Namun, kalau dipandang dari segi prestige, maka lain cerita."Kita zamannya Presiden Soekarno sudah punya pesawat kepresidenan, bahkan kita punya khusus helikopter kepresidenan dimana pada waktu itu Amrerika sendiri belum mempunyainya. Tentu kalau berkaca dari ini, seharusnya kita sudah punya sendiri peswat kepresidenan, namun kalau dari segi biaya yang dikeluarkan jauh lebih hemat kalau kita menyewa saja," ujarnya lagi.
Ditambahkan Dudi, dari pada menimbulkan pro dan kontra pada rakyat, kenapa pemerintah tidak menyewa saja ke PT Garuda Indonesia Tbk. Pasalnya selain termasuk BUMN, uang sewa pemerintah berputar di perusahaan milik negara sendiri.
"Dan saya kira, Garuda akan siap menyediakan pesawat khusus kepresidenan yang rute penerbangannya tidak padat, dan kalau sewaktu-waktu diperlukan bisa langsung digunakan oleh presiden. Cara ini menurut saja lebih baik dari pada harus membeli pesawat khsusus kepresidenanan," ujarnya.
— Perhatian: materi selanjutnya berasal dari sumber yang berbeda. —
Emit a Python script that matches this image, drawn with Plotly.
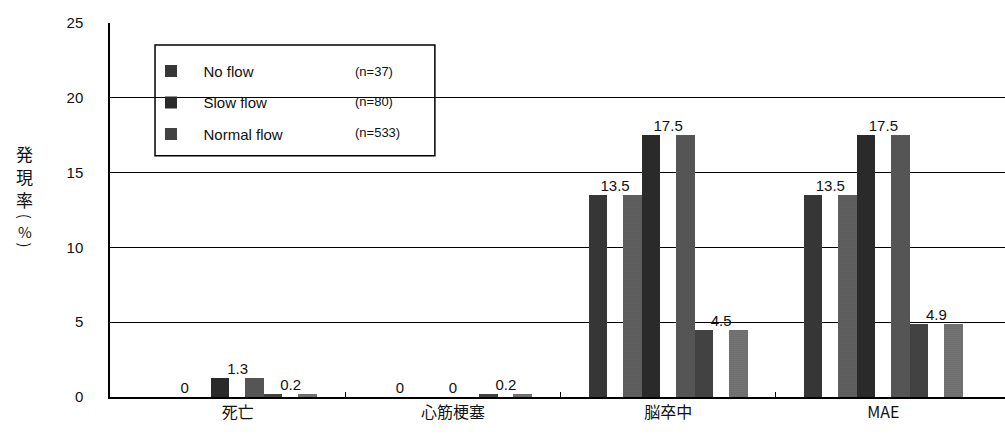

Kesederhanaan Perdana Menteri Singapura, Lee Hsien Loong perlu dicontoh. Dia memilih menumpang pesawat komersil ketimbang memiliki pesawat kepresidenan saat bertugas ke luar negeri. "Sebagai seorang pejabat pemerintah, saya harus memberi teladan. Saat terbang ke luar negeri, dengan waktu tempuh kurang dari enam jam, para pejabat senior Singapura hanya duduk di kursi Kelas Ekonomi, bukan Kelas Satu," kata Lee dikutip The Straits Times.
Sekadar diketahui, dalam raker dengan Komisi II di Gedung DPR, Senayan, Rabu (8/6) Mensesneg Sudi Silalahi mengatakan pemerintah telah mencapai deal harga dengan perusahaan Boeing. Sekitar dua tahun lagi, pesawat yang akan menjadi tumpangan resmi Presiden RI itu akan tiba di tanah air. "Pengerjaannya semua selesai ditargetkan pada 2013," katanya.
DPR dan pemerintah memang telah bersepakat mengenai pembelian pesawat bertipe 737-800 BBJ2 itu sejak awal 2010 lalu. Saat itu, sempat muncul perkiraan harga pesawat sebesar 85,4 juta dollar atau Rp 854 miliar.Namun, dalam prosesnya harga itu rupanya bisa ditekan menjadi 62 juta dollar (Rp 558 miliar). Bahkan, ungkap Sudi, setelah dinego pemerintah kembali mendapat discount, sehingga harganya menjadi 58 juta dollar (Rp 522 miliar). "Meskipun dulu sudah disetujui anggarannya, kami berhasil nego lagi dan tekan sampai 4 juta dollar (Rp 36 miliar)," katanya.
Pesawat BBJ2 memiliki kapasitas angkut pada kisaran 70 penumpang, mampu terbang tanpa berhenti selama 10 jam dan bisa mendarat di bandara kecil. "Pesawat juga harus memiliki peralatan navigasi, komunikasi dan kelengkapan penerbangan lainnya yang dipersyaratkan bagi sebuah pesawat kepresidenan." ucap dia.